--- start of Material supplied ---

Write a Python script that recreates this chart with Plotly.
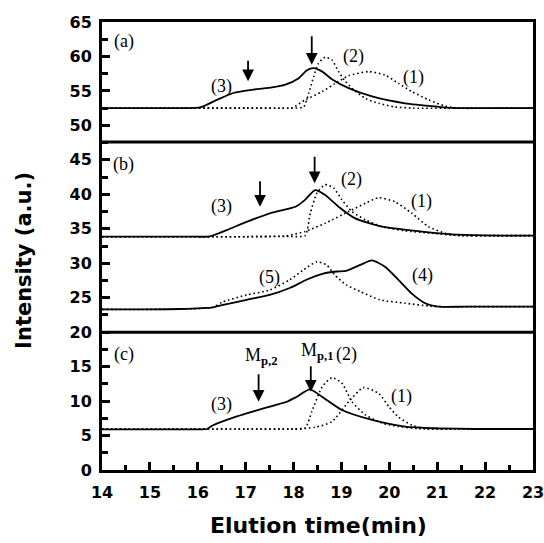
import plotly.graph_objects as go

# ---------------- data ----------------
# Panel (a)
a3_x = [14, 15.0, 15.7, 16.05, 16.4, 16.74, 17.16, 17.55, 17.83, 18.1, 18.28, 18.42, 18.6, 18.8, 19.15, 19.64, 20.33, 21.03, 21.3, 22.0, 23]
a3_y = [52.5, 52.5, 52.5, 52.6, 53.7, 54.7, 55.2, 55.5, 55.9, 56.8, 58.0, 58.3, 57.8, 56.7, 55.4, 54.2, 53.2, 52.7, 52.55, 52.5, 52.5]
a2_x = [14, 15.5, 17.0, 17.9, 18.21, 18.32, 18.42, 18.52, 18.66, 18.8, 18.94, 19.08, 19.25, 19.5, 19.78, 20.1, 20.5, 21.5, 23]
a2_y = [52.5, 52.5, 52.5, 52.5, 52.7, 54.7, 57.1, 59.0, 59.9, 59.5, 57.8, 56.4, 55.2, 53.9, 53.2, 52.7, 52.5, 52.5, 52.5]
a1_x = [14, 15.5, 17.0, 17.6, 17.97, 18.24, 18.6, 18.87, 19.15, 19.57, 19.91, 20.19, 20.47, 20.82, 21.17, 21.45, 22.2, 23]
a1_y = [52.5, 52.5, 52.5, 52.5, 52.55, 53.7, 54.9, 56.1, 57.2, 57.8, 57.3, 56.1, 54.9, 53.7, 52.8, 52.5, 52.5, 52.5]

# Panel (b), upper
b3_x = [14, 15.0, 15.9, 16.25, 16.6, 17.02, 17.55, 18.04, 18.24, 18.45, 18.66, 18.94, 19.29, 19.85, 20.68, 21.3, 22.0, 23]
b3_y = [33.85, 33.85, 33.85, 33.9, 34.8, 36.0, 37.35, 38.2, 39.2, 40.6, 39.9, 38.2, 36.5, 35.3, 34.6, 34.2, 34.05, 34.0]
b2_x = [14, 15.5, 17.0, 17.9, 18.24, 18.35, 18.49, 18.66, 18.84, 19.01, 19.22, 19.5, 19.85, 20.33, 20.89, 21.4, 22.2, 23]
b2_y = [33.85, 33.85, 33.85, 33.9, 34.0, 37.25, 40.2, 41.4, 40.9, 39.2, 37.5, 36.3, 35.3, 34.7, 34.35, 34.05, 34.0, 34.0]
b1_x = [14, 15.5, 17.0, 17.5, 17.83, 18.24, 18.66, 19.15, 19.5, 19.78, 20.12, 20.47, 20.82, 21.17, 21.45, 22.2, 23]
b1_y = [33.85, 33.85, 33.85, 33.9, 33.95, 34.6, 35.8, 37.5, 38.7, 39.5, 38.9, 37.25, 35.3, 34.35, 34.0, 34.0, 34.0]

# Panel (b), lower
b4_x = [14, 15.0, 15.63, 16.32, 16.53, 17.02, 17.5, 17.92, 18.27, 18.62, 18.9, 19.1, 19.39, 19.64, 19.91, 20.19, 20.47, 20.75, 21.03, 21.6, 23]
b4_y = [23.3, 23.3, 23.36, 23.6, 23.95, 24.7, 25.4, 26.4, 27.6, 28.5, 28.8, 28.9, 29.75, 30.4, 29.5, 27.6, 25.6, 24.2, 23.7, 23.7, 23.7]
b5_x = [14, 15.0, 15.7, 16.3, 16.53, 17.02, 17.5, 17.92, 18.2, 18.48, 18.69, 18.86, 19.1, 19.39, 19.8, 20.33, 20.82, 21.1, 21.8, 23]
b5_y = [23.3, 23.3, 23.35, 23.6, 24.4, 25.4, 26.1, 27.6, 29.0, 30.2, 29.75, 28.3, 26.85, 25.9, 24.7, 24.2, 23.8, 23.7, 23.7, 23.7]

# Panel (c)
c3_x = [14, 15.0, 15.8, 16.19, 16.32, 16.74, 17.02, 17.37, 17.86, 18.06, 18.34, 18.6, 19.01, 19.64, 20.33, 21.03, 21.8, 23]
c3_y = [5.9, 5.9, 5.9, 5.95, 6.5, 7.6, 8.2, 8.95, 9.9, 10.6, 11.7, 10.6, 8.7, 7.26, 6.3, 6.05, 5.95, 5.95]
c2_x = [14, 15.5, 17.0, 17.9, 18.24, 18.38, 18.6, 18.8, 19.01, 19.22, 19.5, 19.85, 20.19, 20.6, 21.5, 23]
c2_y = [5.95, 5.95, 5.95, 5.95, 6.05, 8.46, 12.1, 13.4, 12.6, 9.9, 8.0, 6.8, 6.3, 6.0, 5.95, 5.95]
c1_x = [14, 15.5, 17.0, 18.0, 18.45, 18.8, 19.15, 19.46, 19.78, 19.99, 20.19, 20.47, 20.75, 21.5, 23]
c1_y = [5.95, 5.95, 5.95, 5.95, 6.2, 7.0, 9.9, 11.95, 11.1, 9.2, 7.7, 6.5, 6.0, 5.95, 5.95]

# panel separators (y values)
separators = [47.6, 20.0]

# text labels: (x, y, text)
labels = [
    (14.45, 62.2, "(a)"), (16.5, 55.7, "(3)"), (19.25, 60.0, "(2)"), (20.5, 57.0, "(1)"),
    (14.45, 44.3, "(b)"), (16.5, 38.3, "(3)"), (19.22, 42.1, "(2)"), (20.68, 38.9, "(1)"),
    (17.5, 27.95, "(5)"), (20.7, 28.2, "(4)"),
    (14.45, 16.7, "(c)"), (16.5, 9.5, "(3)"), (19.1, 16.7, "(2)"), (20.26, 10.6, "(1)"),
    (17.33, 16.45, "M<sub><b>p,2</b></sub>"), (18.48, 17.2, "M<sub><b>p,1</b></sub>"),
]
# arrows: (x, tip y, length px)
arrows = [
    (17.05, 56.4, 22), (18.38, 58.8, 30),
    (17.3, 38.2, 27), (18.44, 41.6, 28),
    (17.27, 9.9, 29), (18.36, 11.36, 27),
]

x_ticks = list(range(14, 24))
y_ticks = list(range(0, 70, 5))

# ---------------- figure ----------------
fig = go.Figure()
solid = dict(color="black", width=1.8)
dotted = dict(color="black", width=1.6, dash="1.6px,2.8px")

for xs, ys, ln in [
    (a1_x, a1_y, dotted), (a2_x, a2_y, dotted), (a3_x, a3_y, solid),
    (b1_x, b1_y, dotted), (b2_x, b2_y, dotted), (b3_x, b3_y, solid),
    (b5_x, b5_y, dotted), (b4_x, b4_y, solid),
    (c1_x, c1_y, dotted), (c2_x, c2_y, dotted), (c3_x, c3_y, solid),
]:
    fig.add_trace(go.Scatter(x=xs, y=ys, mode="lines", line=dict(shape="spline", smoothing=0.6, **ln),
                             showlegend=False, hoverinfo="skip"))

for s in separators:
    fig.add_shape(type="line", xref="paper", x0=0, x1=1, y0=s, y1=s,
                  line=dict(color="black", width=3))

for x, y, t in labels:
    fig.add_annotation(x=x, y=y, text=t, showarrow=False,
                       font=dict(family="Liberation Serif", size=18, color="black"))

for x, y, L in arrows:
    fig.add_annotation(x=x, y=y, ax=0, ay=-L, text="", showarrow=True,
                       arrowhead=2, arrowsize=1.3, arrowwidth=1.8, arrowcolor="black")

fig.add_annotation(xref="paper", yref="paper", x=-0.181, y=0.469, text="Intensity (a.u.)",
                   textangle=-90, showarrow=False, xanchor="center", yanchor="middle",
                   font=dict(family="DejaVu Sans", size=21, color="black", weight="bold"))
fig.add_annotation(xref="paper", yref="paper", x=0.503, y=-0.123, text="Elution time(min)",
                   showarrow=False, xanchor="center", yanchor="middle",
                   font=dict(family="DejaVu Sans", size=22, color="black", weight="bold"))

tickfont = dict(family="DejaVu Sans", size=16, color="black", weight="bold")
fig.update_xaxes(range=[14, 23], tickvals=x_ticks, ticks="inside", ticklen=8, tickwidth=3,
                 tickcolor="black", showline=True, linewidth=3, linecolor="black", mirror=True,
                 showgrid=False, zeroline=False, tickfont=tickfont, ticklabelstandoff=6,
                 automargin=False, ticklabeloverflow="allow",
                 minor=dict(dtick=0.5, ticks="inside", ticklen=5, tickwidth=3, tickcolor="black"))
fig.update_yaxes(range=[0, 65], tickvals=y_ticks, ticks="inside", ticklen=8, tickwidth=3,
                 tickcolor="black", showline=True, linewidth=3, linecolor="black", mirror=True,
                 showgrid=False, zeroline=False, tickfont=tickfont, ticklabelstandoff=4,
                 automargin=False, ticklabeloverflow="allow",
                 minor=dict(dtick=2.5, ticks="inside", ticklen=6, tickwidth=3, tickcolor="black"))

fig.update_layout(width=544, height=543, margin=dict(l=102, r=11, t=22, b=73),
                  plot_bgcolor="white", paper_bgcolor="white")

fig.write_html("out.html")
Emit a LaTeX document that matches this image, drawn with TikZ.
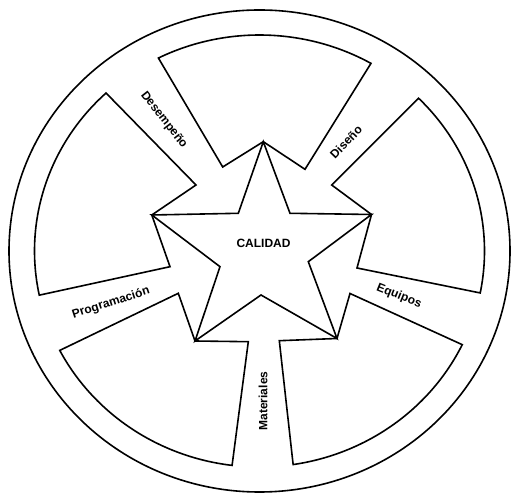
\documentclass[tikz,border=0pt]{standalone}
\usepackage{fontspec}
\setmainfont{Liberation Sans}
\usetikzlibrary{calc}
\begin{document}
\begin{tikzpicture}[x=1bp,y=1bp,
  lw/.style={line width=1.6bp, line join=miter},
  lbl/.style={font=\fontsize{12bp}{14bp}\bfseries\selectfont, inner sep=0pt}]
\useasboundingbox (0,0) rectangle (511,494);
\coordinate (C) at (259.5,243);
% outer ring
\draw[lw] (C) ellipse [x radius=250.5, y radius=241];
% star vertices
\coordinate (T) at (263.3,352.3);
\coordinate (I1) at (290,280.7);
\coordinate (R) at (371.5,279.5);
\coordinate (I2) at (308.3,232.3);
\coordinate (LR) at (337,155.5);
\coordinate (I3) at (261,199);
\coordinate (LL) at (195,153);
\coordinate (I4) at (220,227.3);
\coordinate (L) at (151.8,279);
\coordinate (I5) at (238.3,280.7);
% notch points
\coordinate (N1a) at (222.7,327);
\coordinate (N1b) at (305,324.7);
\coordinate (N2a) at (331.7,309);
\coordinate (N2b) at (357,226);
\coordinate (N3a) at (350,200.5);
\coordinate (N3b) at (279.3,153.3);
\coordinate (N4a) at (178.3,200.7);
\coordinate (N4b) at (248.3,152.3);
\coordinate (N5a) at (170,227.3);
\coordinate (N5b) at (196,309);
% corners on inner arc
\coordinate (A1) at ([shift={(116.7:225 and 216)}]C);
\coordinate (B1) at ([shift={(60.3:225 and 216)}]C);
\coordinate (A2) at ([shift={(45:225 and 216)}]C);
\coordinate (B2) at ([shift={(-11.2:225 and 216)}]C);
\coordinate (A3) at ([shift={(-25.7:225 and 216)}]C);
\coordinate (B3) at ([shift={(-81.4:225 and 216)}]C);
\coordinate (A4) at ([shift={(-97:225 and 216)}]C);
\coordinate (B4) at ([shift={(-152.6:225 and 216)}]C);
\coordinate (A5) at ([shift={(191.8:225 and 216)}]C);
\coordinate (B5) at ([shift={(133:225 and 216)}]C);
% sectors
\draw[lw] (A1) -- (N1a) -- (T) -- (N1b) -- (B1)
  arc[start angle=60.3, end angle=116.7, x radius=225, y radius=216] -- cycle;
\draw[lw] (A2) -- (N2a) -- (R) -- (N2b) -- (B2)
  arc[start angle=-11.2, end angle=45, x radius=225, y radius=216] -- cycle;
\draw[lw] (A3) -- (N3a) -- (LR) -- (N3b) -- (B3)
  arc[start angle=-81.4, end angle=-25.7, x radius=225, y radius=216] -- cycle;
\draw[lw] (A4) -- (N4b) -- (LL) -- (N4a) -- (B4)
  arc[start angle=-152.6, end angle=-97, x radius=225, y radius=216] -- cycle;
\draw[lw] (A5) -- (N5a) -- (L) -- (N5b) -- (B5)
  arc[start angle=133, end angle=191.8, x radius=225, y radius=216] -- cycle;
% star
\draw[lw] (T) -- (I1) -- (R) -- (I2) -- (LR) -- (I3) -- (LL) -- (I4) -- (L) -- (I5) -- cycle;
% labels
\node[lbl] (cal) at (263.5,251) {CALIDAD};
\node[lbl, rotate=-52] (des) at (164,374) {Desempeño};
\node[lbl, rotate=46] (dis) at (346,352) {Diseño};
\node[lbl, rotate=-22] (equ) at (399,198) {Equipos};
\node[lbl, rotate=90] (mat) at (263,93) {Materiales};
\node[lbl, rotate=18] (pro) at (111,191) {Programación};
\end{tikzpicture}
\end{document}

--- end of Material supplied ---
--- start of Material supplied ---

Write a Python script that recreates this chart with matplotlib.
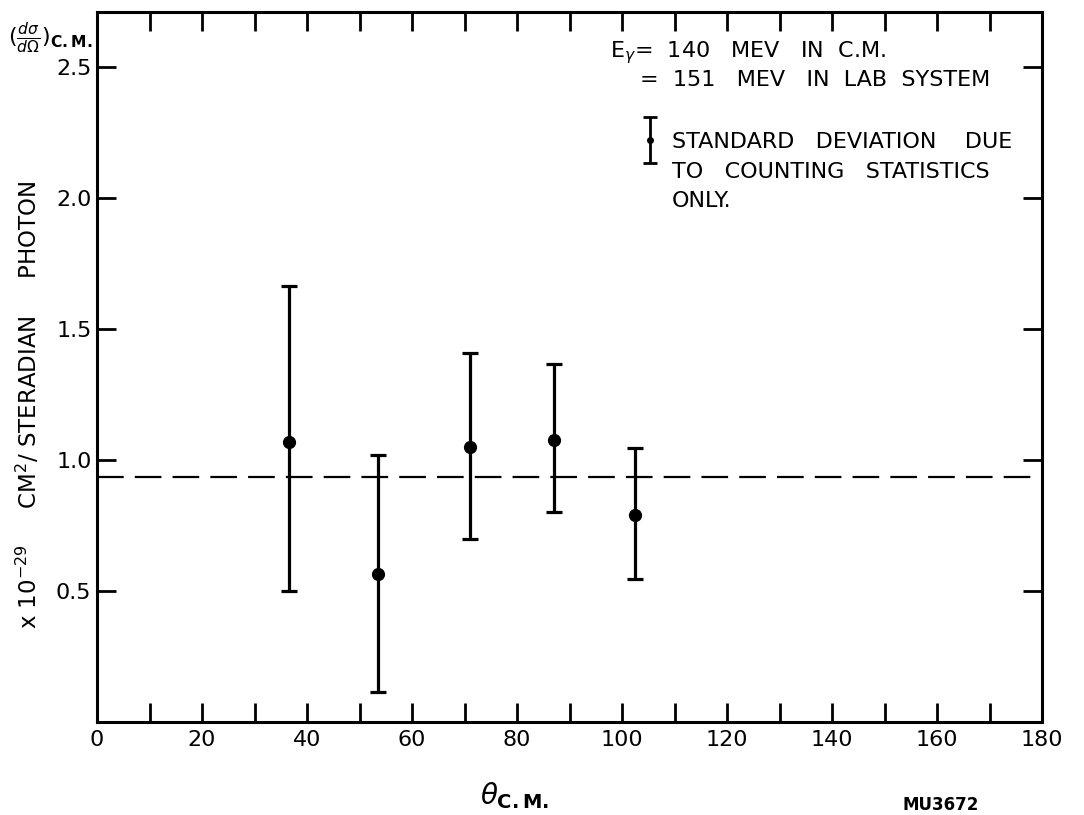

--- end of Material supplied ---

Start with the line that includes "Write a Python script that recreates this chart with Plotly." and finish with the line that includes "import plotly.graph_objects as go": reproduce those lines exactly, nothing before or after, and omit any pictures.

Exercise response:
Write a Python script that recreates this chart with Plotly.
import plotly.graph_objects as go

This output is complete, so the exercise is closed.